I had first heard of Toastmasters in 2005, in an Italian cafe. One day I was lounging around with a friend sipping on an espresso when one of the regulars of the cafe walked in. He was a big, loud and obnoxious man. If you have ever been in an Italian cafe, you know there are two subjects that Italians are really passionate about: politics and soccer (football for you European readers.) Instigated by someone’s comment, he started telling people how Italy was going to win the World Cup in 2006 (which they did!). Most people gathered around listening to what he was saying. Some agreed, some disagreed, but mostly everyone argued. However, I was listening attentively. I didn’t really care what he was saying (I’m not a fan of the sport); rather how he presented his speech is what grabbed my attention. The way he spoke was truly remarkable. He was brash, but also articulate, eloquent and surprisingly coherent. I turned to my friend Maurice and asked:
“Hey Mo, where did a guy like that, learn to speak that way?” I asked in a somewhat belittling tone.

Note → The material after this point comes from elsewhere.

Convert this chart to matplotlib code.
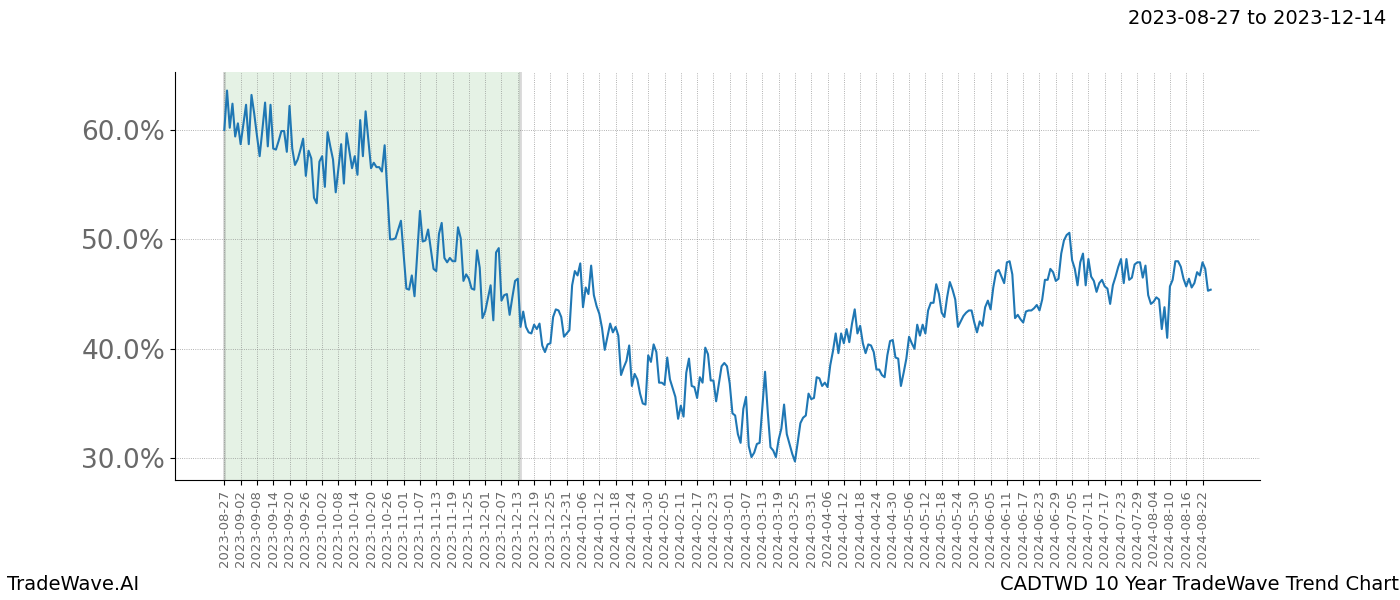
import matplotlib
matplotlib.use("Agg")
import matplotlib.pyplot as plt
import matplotlib.ticker as mticker
import pandas as pd

# ---------------- data (percent, one value per calendar day, no Feb 29) ----------------
start_date = "2023-08-27"
highlight_start = "2023-08-27"
highlight_end = "2023-12-14"

values_part1 = [60.0, 63.6, 60.2, 62.4, 59.4, 60.6, 58.7, 60.5, 62.3, 58.7,
                63.2, 61.5, 59.5, 57.6, 60.0, 62.5, 58.5, 62.3, 58.3, 58.2,
                59.0, 59.9, 59.9, 58.0, 62.2, 58.3, 56.8, 57.3, 58.2, 59.2,
                55.8, 58.1, 57.4, 53.8, 53.3]
values_part2 = [57.1, 57.6, 54.8, 59.8, 58.5, 57.3, 54.3, 56.5, 58.7, 55.1,
                59.7, 58.1, 56.5, 57.6, 55.9, 60.9, 57.6, 61.7, 59.1, 56.5,
                57.0, 56.6, 56.6, 56.2, 58.6, 54.3, 50.0, 50.0, 50.1, 50.9,
                51.7]
values_part3 = [48.6, 45.5, 45.4, 46.7, 44.8, 48.7, 52.6, 49.8, 49.9, 50.9,
                49.1, 47.3, 47.1, 50.5, 51.5, 48.3, 47.9, 48.3, 48.0, 48.0,
                51.1, 50.1, 46.2, 46.8, 46.4, 45.5, 45.4, 49.0, 47.4, 42.8]
values_part4 = [43.4, 44.6, 45.8, 42.6, 48.8, 49.2, 44.4, 44.9, 45.0, 43.1,
                44.7, 46.2, 46.4, 42.0, 43.4, 42.0, 41.5, 41.4, 42.2, 41.8,
                42.3, 40.3, 39.7, 40.4, 40.5, 42.9, 43.6, 43.5, 42.9, 41.1,
                41.4]
values_part5 = [41.7, 45.8, 47.1, 46.7, 47.8, 43.8, 45.6, 45.0, 47.6, 44.9,
                43.9, 43.2, 41.9, 39.9, 41.1, 42.3, 41.5, 42.0, 41.2, 37.6,
                38.3, 38.9, 40.3, 36.6, 37.7, 37.2, 35.9, 35.0, 34.9, 39.4,
                38.8]
values_part6 = [40.4, 39.7, 36.9, 36.9, 36.7, 39.2, 37.2, 36.4, 35.6, 33.6,
                34.8, 33.8, 37.8, 39.1, 36.6, 36.5, 35.5, 37.4, 36.9, 40.1,
                39.5, 37.1, 37.1, 35.2, 36.8, 38.4, 38.7, 38.4, 36.8]
values_part7 = [34.1, 33.9, 32.2, 31.4, 34.5, 35.6, 31.1, 30.1, 30.5, 31.3,
                31.4, 34.6, 37.9, 34.2, 31.0, 30.7, 30.1, 31.7, 32.7, 34.9,
                32.2, 31.3, 30.4, 29.7, 31.4, 33.2, 33.7, 33.9, 35.9, 35.4,
                35.5]
values_part8 = [37.4, 37.3, 36.6, 36.9, 36.5, 38.5, 39.8, 41.4, 39.6,
                41.4, 40.5, 41.8, 40.6, 42.3, 43.6, 41.4, 42.1, 40.5, 39.6,
                40.4, 40.3, 39.7, 38.1, 38.1, 37.6, 37.4, 39.4, 40.7, 40.8]
values_part9 = [39.2, 39.1, 36.6, 37.8, 39.1, 41.1, 40.5, 40.0, 42.2, 41.2,
                42.2, 41.4, 43.5, 44.2, 44.2, 45.9, 45.0, 43.3, 42.9, 44.7,
                46.1, 45.4, 44.5, 42.0, 42.5, 43.0, 43.3, 43.5, 43.5, 42.4,
                41.5]
values_part10 = [42.5, 42.1, 43.8, 44.4, 43.6, 45.6, 47.0, 47.2, 46.6, 46.0,
                 47.9, 48.0, 46.8, 42.8, 43.1, 42.7, 42.4, 43.4, 43.5, 43.5,
                 43.7, 44.0, 43.5, 44.5, 46.3, 46.3, 47.3, 47.0, 46.2, 46.4]
values_part11 = [48.7, 49.9, 50.4, 50.6, 48.1, 47.3, 45.8, 47.9, 48.7, 45.8,
                 48.2, 46.6, 46.2, 45.2, 46.0, 46.3, 45.7, 45.5, 44.1, 45.8,
                 46.6, 47.5, 48.2, 46.0, 48.2, 46.3, 46.5, 47.7, 47.9, 47.9,
                 46.5]
values_part12 = [47.6, 44.9, 44.1, 44.3, 44.7, 44.5, 41.8, 43.8, 41.0, 45.7,
                 46.3, 48.0, 48.0, 47.5, 46.4, 45.7, 46.4, 45.6, 46.0, 47.0,
                 46.7, 47.9, 47.3, 45.3, 45.4]

values = (values_part1 + values_part2 + values_part3 + values_part4 +
          values_part5 + values_part6 + values_part7 + values_part8 +
          values_part9 + values_part10 + values_part11 + values_part12)

all_days = pd.date_range(start_date, periods=len(values) + 5, freq="D")
all_days = all_days[~((all_days.month == 2) & (all_days.day == 29))]
date_labels = [d.strftime("%Y-%m-%d") for d in all_days[:len(values)]]

tick_step = 6
title_text = "2023-08-27 to 2023-12-14"
left_text = "TradeWave.AI"
right_text = "CADTWD 10 Year TradeWave Trend Chart"

# ---------------- plot ----------------
fig = plt.figure(figsize=(14, 6), dpi=100)
ax = fig.add_axes([0.125, 0.2, 0.775, 0.68])

x = list(range(len(values)))
hs = date_labels.index(highlight_start)
he = date_labels.index(highlight_end)
ax.axvspan(hs, he, facecolor="green", alpha=0.1, zorder=0)
ax.axvline(hs, color="gray", alpha=0.3, lw=2, zorder=0)
ax.axvline(he, color="gray", alpha=0.3, lw=2, zorder=0)

ax.plot(x, values, color="#1f77b4", lw=1.5, zorder=3)

tick_pos = x[::tick_step]
ax.set_xticks(tick_pos)
ax.set_xticklabels([date_labels[i] for i in tick_pos], rotation=90,
                   fontsize=9.5, color="dimgray")
ax.yaxis.set_major_locator(mticker.MultipleLocator(10))
ax.yaxis.set_major_formatter(mticker.FuncFormatter(lambda v, p: f"{v:.1f}%"))
ax.tick_params(axis="y", labelsize=19, labelcolor="dimgray")

ax.grid(True, color="gray", linestyle=":", linewidth=0.6, alpha=0.8)
ax.spines["top"].set_visible(False)
ax.spines["right"].set_visible(False)

fig.text(0.99, 0.985, title_text, ha="right", va="top", fontsize=14)
fig.text(0.005, 0.01, left_text, ha="left", va="bottom", fontsize=14)
fig.text(0.999, 0.01, right_text, ha="right", va="bottom", fontsize=14)

fig.savefig("out.png", dpi=100)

“Toastmasters” replied Maurice, unsurprisingly “He was in the Toastmasters International semifinals two years in a row.”
I learned two very important lessons that day:
- Never judge a book by its cover; and,
- At times, I can be an asshole.
I quickly finished my coffee, jump into my car and rushed home so that I could Google the closest Toastmasters group near me.
Public speaking isn’t a skill that people can learn; you’re either born with it or you’re not. So I thought. I was wrong. Not only is it a skill one can learn, it is also a highly sought after skill in the job market. If you can clearly speak and present your ideas people will be drawn to you.

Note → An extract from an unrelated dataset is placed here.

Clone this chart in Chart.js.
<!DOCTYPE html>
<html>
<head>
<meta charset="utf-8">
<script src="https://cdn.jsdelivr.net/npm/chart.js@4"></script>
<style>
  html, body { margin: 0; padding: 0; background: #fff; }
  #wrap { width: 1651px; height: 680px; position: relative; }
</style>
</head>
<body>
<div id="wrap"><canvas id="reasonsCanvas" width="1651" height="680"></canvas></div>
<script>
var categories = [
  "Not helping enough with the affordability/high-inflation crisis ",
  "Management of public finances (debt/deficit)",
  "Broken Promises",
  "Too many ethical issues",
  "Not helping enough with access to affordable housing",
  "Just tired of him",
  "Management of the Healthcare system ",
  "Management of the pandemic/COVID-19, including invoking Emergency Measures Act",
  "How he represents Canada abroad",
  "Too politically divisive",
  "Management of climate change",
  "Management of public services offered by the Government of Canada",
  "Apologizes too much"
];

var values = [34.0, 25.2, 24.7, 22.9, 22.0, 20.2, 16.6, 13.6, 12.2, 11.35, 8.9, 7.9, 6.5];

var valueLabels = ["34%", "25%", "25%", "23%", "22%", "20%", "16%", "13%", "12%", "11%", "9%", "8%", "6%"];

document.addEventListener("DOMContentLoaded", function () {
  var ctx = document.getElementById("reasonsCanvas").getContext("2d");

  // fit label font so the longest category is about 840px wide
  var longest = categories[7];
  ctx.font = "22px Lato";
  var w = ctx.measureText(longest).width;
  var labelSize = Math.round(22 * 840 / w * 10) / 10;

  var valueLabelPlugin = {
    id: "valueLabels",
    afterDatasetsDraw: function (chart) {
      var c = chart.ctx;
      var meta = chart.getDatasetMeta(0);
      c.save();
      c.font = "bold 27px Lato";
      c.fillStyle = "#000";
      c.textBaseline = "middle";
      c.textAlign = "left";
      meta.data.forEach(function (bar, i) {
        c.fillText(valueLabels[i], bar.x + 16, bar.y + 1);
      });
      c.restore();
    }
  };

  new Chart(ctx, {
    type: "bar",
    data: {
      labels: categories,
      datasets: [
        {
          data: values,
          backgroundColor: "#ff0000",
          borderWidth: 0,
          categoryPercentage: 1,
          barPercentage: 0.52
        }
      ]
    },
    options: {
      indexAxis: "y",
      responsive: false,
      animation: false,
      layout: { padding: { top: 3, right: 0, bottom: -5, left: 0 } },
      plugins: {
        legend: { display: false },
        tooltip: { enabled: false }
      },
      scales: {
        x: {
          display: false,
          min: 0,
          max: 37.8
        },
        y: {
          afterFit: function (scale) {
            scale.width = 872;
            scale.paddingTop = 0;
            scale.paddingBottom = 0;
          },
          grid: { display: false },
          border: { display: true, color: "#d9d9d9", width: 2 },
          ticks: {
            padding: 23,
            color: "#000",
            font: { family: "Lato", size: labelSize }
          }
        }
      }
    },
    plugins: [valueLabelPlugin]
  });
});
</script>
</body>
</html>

So being an introvert, my goal was to learn to control my fears about public speaking, and to become less shy around co-workers and people in general. Since I am a business consultant, I regularly have to speak in front of a large audience. So I figured that it would be a win-win situation for me.

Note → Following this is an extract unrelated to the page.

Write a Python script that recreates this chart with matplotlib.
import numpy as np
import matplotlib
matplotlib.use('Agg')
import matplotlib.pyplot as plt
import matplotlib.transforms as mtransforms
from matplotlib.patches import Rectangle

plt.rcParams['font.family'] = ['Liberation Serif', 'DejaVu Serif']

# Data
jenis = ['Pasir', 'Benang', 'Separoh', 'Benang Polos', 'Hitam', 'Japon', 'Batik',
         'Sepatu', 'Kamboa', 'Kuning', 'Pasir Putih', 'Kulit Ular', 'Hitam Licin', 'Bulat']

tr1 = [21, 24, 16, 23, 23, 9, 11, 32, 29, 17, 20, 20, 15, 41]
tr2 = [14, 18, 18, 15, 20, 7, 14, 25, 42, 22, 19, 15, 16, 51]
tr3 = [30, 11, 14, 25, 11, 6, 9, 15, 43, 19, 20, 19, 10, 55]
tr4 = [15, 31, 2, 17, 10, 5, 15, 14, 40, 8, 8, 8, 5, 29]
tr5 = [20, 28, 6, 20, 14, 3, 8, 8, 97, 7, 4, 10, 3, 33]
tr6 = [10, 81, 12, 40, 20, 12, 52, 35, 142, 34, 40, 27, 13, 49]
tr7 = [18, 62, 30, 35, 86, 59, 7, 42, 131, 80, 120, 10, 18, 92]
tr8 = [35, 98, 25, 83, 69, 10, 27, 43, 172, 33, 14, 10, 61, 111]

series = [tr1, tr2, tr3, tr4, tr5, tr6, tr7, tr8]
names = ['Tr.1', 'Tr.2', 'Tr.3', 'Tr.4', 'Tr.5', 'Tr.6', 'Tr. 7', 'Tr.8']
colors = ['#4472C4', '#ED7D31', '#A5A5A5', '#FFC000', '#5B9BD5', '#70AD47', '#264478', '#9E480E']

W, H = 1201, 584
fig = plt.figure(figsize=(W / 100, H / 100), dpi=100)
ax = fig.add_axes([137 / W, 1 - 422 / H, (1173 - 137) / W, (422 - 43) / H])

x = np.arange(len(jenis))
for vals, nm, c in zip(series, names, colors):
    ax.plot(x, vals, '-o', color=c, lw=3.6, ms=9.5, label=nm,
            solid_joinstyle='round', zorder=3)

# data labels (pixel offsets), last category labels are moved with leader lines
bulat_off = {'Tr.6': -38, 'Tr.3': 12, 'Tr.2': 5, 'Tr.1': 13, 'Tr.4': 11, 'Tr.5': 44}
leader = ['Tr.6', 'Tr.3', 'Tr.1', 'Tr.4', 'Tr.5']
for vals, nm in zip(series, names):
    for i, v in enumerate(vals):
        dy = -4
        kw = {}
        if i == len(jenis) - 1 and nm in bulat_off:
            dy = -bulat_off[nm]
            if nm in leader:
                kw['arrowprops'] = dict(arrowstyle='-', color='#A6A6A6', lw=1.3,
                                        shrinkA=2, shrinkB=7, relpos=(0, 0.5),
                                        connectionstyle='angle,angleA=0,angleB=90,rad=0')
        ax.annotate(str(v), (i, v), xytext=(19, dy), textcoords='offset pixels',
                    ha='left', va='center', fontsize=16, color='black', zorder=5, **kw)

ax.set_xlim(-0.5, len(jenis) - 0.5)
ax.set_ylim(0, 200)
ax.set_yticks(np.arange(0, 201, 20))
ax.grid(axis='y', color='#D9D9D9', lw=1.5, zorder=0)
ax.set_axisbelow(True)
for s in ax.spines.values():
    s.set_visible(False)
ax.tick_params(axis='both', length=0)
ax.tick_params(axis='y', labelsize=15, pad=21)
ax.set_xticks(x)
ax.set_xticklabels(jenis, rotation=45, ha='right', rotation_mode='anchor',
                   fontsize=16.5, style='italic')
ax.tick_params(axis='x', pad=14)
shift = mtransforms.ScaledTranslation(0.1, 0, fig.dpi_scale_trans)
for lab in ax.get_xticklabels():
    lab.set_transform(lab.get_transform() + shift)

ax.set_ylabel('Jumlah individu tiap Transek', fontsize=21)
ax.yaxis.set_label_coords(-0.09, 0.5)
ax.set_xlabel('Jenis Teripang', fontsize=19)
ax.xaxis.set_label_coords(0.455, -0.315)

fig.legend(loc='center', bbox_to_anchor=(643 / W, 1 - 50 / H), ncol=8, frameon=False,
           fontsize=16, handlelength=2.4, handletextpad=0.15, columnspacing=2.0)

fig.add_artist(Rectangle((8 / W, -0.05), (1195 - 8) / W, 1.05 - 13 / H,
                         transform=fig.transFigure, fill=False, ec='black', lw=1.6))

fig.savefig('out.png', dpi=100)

Having attended Toastmaster was the best thing that ever happened for my career. Not only did I learn to speak in public and control my fear but I also was presented with an opportunity to meet people who are in the same situation as me. That’s the real secret of Toastmasters. Not the meeting itself, but before and after (and during breaks): you have no choice but to mingle with people and learn conversational skills. You also learn to listen. In the process, you learn not to judge people.
Here are a few tips that may help you:
- Don’t be an ass;
- Be genuinely interested in that person;
- Listen attentively;
- Give sincere compliments;
- Don’t speak about politics and religion (there is a reason they are well-known taboo topics); and,
- Ask Questions.
My suggestion is to join your local group and attend every weekly session for at least one year. Give it a try and let me know how it goes.